++++ Provided material ++++

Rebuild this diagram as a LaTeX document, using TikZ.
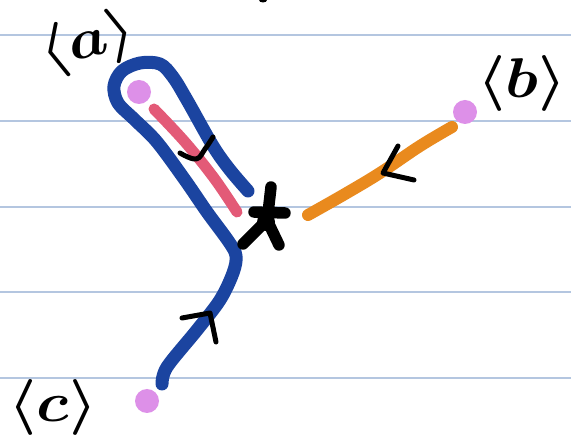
\documentclass[tikz,border=0pt]{standalone}
\usepackage{graphicx}
\definecolor{rulecol}{RGB}{180,198,224}
\definecolor{penblue}{RGB}{27,68,160}
\definecolor{penred}{RGB}{227,90,119}
\definecolor{penorange}{RGB}{233,138,30}
\definecolor{dotpink}{RGB}{221,144,232}
\newcommand{\biglbl}[1]{\scalebox{6.3}[5.6]{\boldmath$\langle #1\rangle$}}
\begin{document}
\begin{tikzpicture}[x=1pt,y=-1pt,
  rule/.style={draw=rulecol, line width=1.3pt},
  pen/.style={line cap=round, line join=round},
  bluepen/.style={pen, draw=penblue, line width=13pt},
  redpen/.style={pen, draw=penred, line width=11pt},
  orangepen/.style={pen, draw=penorange, line width=12pt},
  inkpen/.style={pen, draw=black, line width=5pt},
  starpen/.style={pen, draw=black, line width=11.5pt},
  dot/.style={circle, fill=dotpink, minimum size=24pt, inner sep=0pt},
  lbl/.style={inner sep=0pt}]
\useasboundingbox[fill=white] (0,0) rectangle (571,438);
% ruled paper
\foreach \yy in {35,121,207,292,378} \draw[rule] (0,\yy) -- (571,\yy);
% tiny mark at top edge
\fill (263,0) ellipse (4pt and 2.5pt);
% points
\node[dot] (a) at (139,92) {};
\node[dot] (b) at (465,112) {};
\node[dot] (c) at (147,401) {};
\coordinate (star) at (267,220);
% blue path from c to star, looping around a
\draw[bluepen] plot[smooth, tension=0.55] coordinates {
  (162,384) (167,367) (197,330) (220,300) (233,273) (236,256) (229,242)
  (207,212) (185,180) (157,142) (135,120) (118,103) (114,86) (122,71)
  (140,63) (160,64) (173,77) (187,100) (213,146) (230,170) (248,191)};
% red path from a to star
\draw[redpen] plot[smooth, tension=0.6] coordinates {(154,109) (185,142) (214,178) (237,212)};
% orange path from star to b
\draw[orangepen] plot[smooth, tension=0.6] coordinates {(308,215) (345,194) (380,173) (420,146) (452,127)};
% star
\draw[starpen] (271,187) -- (267,222);
\draw[starpen] (254,212) -- (285,213);
\draw[starpen] (267,220) -- (243,244);
\draw[starpen] (267,220) -- (279,245);
\fill (266,222) circle (9pt);
% direction marks
\draw[inkpen] plot[smooth, tension=0.7] coordinates {(180,153) (196,159) (205,149) (213,137)};
\draw[inkpen] (398,146) -- (383,173) -- (414,180);
\draw[inkpen] (182,318) -- (210,313) -- (216,342);
% labels
\node[lbl, rotate=14] (la) at (88,43) {\biglbl{a}};
\node[lbl] (lb) at (522,84) {\biglbl{b}};
\node[lbl] (lc) at (53,408) {\biglbl{c}};
\end{tikzpicture}
\end{document}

++++

--- Problem requirements ---
Reproduce the material word for word, minus the images.

--- Result of this exercise ---
Rebuild this diagram as a LaTeX document, using TikZ.
\documentclass[tikz,border=0pt]{standalone}
\usepackage{graphicx}
\definecolor{rulecol}{RGB}{180,198,224}
\definecolor{penblue}{RGB}{27,68,160}
\definecolor{penred}{RGB}{227,90,119}
\definecolor{penorange}{RGB}{233,138,30}
\definecolor{dotpink}{RGB}{221,144,232}
\newcommand{\biglbl}[1]{\scalebox{6.3}[5.6]{\boldmath$\langle #1\rangle$}}
\begin{document}
\begin{tikzpicture}[x=1pt,y=-1pt,
  rule/.style={draw=rulecol, line width=1.3pt},
  pen/.style={line cap=round, line join=round},
  bluepen/.style={pen, draw=penblue, line width=13pt},
  redpen/.style={pen, draw=penred, line width=11pt},
  orangepen/.style={pen, draw=penorange, line width=12pt},
  inkpen/.style={pen, draw=black, line width=5pt},
  starpen/.style={pen, draw=black, line width=11.5pt},
  dot/.style={circle, fill=dotpink, minimum size=24pt, inner sep=0pt},
  lbl/.style={inner sep=0pt}]
\useasboundingbox[fill=white] (0,0) rectangle (571,438);
% ruled paper
\foreach \yy in {35,121,207,292,378} \draw[rule] (0,\yy) -- (571,\yy);
% tiny mark at top edge
\fill (263,0) ellipse (4pt and 2.5pt);
% points
\node[dot] (a) at (139,92) {};
\node[dot] (b) at (465,112) {};
\node[dot] (c) at (147,401) {};
\coordinate (star) at (267,220);
% blue path from c to star, looping around a
\draw[bluepen] plot[smooth, tension=0.55] coordinates {
  (162,384) (167,367) (197,330) (220,300) (233,273) (236,256) (229,242)
  (207,212) (185,180) (157,142) (135,120) (118,103) (114,86) (122,71)
  (140,63) (160,64) (173,77) (187,100) (213,146) (230,170) (248,191)};
% red path from a to star
\draw[redpen] plot[smooth, tension=0.6] coordinates {(154,109) (185,142) (214,178) (237,212)};
% orange path from star to b
\draw[orangepen] plot[smooth, tension=0.6] coordinates {(308,215) (345,194) (380,173) (420,146) (452,127)};
% star
\draw[starpen] (271,187) -- (267,222);
\draw[starpen] (254,212) -- (285,213);
\draw[starpen] (267,220) -- (243,244);
\draw[starpen] (267,220) -- (279,245);
\fill (266,222) circle (9pt);
% direction marks
\draw[inkpen] plot[smooth, tension=0.7] coordinates {(180,153) (196,159) (205,149) (213,137)};
\draw[inkpen] (398,146) -- (383,173) -- (414,180);
\draw[inkpen] (182,318) -- (210,313) -- (216,342);
% labels
\node[lbl, rotate=14] (la) at (88,43) {\biglbl{a}};
\node[lbl] (lb) at (522,84) {\biglbl{b}};
\node[lbl] (lc) at (53,408) {\biglbl{c}};
\end{tikzpicture}
\end{document}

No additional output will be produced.